Molo Church: “The Feminist Church”
St. Anne Parish Church, generally known as Molo Church is probably the second most popular and visually artistic church in the Province of Iloilo after Miag-ao Church, which is listed as one of UNESCO’s World Heritage Sites. The Gothic designed church is located in the District of Molo, Iloilo City, Philippines. Coupled with the newly renovated Molo plaza, this place is one of the most visited tourist attractions in the city.
The Church was built under the supervision of Father Pablo Montaño in 1831. It was completed by Father Agapito Buenaflor under the direction of Don Jose Manuel Locsin.
This European Gothic inspired church is very famous for its two pyramidal red spires. Just like most churches during that era, it was made from coral rocks and limestone, and they used egg white with sand to prop it all up since cement was not yet readily available at that time.
The symmetrical spires in crimson red colour are striking especially when hit by the rays of the sun. This architectural jewel is one of the most distinctive high-rise structures dominating Iloilo City’s skyline.
You might think that through time, and after the damages inflicted by the World War II and other unfortunate circumstances, only the exterior was preserved. Just wait until you get a peek inside. The interior of the church is without a doubt, Gothic inspired. You can see five wooden gothic altars inside. The main altar is bordered with gold linings , making its magnificence timeless. In broad day light, it shimmers as light passing through the windows strike at it, and at night time, it gives the altar a majestic glow.

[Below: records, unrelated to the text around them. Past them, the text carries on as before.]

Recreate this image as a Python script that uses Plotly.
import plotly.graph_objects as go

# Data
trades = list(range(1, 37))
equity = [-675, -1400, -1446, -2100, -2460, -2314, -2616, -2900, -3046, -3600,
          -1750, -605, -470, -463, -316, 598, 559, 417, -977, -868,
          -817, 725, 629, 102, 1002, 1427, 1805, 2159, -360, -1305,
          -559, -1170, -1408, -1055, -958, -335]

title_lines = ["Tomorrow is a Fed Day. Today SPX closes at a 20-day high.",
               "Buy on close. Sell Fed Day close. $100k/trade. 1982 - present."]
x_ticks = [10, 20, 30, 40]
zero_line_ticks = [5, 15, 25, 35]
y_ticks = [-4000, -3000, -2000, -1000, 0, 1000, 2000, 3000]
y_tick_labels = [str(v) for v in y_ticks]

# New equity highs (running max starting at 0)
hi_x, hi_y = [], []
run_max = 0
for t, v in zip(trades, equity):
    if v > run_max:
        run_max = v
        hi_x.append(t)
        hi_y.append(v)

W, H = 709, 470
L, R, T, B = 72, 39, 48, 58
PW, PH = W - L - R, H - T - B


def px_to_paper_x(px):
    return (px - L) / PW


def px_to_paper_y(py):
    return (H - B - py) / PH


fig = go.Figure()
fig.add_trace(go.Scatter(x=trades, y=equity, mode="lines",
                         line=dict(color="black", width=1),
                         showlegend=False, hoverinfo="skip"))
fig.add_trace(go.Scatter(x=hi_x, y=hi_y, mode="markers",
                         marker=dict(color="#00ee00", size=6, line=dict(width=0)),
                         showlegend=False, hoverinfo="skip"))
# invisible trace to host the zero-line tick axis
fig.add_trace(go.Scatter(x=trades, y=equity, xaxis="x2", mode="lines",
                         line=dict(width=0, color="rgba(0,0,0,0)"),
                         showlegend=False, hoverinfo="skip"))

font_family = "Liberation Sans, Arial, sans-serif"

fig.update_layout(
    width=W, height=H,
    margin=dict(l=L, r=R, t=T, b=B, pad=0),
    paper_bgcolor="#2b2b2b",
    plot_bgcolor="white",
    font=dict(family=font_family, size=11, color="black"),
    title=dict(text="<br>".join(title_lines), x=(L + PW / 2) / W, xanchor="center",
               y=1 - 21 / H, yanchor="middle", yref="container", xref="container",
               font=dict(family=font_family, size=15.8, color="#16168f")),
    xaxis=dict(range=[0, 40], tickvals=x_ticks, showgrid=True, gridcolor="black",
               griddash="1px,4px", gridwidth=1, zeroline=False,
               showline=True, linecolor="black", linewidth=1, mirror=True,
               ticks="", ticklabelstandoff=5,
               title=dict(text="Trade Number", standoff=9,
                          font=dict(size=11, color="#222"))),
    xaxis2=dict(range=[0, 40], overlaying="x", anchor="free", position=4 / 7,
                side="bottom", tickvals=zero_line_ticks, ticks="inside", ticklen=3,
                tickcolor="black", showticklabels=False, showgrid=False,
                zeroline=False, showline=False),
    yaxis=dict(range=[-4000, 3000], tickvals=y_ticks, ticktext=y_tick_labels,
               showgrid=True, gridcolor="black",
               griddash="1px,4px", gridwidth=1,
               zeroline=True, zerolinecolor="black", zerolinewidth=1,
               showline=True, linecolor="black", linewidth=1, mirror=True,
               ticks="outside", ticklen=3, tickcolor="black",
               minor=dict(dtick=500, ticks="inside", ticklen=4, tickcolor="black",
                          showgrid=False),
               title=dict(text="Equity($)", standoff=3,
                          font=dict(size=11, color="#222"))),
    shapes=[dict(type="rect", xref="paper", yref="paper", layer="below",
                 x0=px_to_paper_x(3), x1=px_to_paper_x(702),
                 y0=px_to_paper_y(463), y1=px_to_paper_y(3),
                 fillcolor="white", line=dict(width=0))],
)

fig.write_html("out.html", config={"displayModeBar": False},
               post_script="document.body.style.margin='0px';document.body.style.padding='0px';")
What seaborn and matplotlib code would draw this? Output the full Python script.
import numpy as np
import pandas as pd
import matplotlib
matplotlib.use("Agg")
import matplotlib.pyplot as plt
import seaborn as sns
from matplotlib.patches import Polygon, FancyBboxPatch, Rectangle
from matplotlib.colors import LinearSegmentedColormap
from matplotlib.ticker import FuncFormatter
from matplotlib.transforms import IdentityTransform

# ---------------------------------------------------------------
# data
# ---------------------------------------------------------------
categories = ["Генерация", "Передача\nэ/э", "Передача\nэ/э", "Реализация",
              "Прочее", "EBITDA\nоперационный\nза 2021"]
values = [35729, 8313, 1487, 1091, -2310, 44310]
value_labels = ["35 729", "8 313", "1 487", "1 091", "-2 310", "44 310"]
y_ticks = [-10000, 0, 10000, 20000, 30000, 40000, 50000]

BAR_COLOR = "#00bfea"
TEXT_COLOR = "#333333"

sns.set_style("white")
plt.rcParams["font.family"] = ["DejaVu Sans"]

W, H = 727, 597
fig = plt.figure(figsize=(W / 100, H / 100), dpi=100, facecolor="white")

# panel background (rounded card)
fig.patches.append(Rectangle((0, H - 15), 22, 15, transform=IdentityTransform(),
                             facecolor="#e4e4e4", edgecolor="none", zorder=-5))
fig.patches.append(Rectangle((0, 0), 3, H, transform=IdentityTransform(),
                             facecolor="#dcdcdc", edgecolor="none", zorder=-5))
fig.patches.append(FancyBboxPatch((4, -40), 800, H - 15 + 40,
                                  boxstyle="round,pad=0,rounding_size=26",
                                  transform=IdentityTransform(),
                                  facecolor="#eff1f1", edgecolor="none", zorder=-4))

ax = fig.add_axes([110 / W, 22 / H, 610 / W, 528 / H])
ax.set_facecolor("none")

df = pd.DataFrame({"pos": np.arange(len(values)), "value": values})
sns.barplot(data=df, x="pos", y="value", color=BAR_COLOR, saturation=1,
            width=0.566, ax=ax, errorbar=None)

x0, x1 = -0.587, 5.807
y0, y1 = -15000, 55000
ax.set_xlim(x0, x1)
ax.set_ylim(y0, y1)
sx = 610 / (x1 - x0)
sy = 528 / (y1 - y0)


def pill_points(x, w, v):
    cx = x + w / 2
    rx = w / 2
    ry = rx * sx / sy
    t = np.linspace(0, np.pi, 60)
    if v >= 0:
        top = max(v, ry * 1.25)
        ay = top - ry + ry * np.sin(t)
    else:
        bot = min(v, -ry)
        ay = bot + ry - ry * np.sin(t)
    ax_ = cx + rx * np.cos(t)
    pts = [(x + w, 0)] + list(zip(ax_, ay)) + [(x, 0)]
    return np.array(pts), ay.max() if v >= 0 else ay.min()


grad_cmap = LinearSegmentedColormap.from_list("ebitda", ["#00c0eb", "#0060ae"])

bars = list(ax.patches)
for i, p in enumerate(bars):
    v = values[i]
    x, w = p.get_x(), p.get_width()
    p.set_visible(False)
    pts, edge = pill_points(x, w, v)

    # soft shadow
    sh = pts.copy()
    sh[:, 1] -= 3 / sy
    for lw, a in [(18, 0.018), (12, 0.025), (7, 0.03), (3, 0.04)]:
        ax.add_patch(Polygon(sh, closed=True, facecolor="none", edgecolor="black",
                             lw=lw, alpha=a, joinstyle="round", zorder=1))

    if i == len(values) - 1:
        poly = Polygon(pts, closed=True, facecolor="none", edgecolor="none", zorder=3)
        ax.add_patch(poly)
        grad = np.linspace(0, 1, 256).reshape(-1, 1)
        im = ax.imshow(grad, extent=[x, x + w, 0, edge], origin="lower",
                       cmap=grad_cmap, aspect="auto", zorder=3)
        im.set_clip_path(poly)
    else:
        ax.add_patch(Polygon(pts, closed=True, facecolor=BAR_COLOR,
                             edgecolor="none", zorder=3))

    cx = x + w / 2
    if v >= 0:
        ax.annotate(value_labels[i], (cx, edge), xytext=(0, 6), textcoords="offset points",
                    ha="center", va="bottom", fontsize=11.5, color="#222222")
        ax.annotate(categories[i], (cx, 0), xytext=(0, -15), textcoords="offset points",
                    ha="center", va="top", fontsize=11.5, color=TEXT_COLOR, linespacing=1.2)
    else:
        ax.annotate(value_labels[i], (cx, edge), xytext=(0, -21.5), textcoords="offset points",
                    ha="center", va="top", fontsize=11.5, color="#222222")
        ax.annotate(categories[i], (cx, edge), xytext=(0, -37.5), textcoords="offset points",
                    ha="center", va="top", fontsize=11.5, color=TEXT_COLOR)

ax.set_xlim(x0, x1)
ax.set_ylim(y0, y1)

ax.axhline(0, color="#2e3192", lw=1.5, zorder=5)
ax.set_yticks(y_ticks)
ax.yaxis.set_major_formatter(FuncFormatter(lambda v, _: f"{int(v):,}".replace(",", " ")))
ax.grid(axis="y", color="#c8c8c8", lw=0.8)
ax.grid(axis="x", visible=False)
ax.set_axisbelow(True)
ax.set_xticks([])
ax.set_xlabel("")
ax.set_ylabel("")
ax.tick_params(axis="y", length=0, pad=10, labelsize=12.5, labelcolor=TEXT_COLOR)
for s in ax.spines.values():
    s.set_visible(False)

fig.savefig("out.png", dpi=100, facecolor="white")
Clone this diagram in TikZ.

Facing Molo Church is the district plaza which patterns the typical Spanish-colonial towns in Iloilo. It has recently undergone a 7-million pesos worth of renovation. The most popular landmark is the gazebo housing six (6) Greek goddesses. The plaza maintains its reputation to be friendly and safe as it provides a cozy place to unwind and is well-lit at night. It is best to visit the plaza at night during the Christmas season as the trees are filled with lanterns. Adding to the good ambiance is the freshly baked “bibingka” being sold in front of the plaza.
Church of St. Anne as the Feminist Church:
Looking closely at the details of the interior, you will then understand why it was coined as The Feminist Church. The centrepiece holds the image of the patron saint, St. Anne. Aside from the patron saint of the parish being a woman, the aisle pillars on both sides hold statues of sixteen (16) female saints. In addition, the choices of pastel colours in most of the paintings contribute to the femininity of the church.
Trivia on Molo Church:
The church served as an evacuation centre for civilians during the World War II.
It was declared as a National Landmark in 1992.
Philippine’s national hero, Dr. Jose Rizal, made several visits to pray and view its biblical paintings which, sad to say, no longer exists.
In August 4, 1886, this majestic church was said to have caught the attention of Dr. Jose Rizal, on his way back to Manila from his exile in Dapitan, as he said the words “La Iglesia bonita”, recognizing it’s beauty.